■ Objective ■
Exactly and only the lines from the first entry through the line with "const y = d3.scaleLinear().domain(yDomain).range([443.5, 24]);" should be copied, both ends included, with no pictures.

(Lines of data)
.....

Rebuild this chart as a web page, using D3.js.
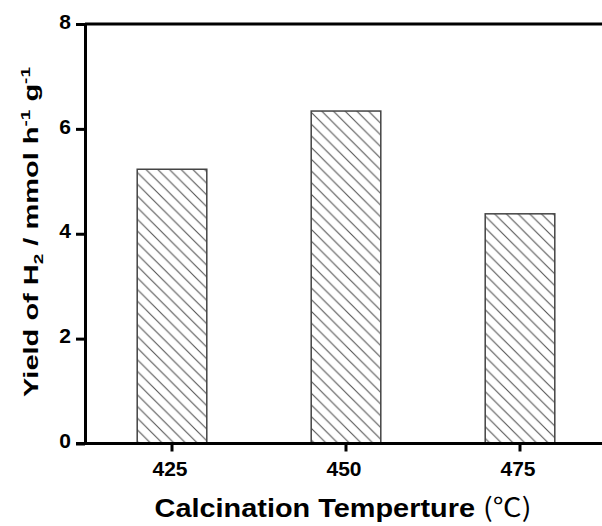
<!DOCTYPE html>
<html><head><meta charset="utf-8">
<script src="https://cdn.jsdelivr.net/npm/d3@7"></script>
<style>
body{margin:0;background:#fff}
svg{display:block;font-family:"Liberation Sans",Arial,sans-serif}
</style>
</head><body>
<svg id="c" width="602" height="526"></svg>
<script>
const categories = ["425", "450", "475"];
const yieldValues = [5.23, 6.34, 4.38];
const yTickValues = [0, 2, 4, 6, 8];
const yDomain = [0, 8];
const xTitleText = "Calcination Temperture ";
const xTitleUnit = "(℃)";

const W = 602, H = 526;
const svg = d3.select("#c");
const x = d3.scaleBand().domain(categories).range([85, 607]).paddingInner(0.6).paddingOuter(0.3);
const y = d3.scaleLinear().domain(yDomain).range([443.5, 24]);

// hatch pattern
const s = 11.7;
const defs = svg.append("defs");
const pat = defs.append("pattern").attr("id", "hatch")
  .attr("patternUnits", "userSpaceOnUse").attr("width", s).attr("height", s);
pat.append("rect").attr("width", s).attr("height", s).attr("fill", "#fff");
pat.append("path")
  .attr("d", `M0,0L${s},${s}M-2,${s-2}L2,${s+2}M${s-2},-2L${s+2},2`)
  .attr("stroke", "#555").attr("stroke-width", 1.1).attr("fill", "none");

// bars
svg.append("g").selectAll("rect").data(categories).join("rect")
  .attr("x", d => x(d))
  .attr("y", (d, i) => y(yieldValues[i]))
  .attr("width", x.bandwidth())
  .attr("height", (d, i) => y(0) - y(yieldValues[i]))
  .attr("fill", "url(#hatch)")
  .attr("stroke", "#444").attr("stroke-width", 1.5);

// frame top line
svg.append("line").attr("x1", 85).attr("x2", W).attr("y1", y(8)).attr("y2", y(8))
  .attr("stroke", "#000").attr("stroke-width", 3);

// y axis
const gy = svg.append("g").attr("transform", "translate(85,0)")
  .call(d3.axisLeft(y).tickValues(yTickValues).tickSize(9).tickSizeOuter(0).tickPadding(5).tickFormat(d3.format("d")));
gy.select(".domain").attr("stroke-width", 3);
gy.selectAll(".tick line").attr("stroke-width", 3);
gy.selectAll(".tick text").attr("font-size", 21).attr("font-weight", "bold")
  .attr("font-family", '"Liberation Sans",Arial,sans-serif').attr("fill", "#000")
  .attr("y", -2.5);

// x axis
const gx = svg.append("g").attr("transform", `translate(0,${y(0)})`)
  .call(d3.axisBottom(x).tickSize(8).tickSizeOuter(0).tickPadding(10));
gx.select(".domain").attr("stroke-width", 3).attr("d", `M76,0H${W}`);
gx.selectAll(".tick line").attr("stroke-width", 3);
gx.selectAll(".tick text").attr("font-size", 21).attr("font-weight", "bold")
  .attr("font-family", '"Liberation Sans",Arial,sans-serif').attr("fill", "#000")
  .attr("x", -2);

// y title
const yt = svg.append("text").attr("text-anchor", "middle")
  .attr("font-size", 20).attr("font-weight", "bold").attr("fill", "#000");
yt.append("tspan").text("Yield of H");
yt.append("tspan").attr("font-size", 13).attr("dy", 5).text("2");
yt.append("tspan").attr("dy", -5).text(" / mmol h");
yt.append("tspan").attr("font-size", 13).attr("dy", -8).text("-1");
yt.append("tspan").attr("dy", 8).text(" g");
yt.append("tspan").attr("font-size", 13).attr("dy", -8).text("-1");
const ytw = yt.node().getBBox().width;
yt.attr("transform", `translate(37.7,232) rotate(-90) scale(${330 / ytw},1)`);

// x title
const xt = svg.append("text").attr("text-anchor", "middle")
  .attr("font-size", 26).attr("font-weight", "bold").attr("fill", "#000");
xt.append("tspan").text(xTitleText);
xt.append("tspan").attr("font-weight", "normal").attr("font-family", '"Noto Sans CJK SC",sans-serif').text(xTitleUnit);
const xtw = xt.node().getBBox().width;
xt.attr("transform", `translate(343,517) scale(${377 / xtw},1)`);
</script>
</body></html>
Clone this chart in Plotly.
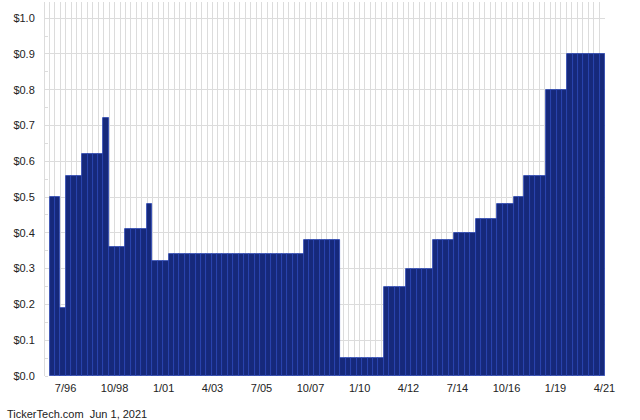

.....

■ Response to this task ■
Rebuild this chart as a web page, using D3.js.
<!DOCTYPE html>
<html><head><meta charset="utf-8">
<script src="https://cdn.jsdelivr.net/npm/d3@7"></script>
<style>
body{margin:0;background:#fff}
svg{display:block;font-family:"Liberation Sans",Arial,sans-serif}
</style>
</head><body>
<svg id="c" width="602" height="526"></svg>
<script>
const categories = ["425", "450", "475"];
const yieldValues = [5.23, 6.34, 4.38];
const yTickValues = [0, 2, 4, 6, 8];
const yDomain = [0, 8];
const xTitleText = "Calcination Temperture ";
const xTitleUnit = "(℃)";

const W = 602, H = 526;
const svg = d3.select("#c");
const x = d3.scaleBand().domain(categories).range([85, 607]).paddingInner(0.6).paddingOuter(0.3);
const y = d3.scaleLinear().domain(yDomain).range([443.5, 24]);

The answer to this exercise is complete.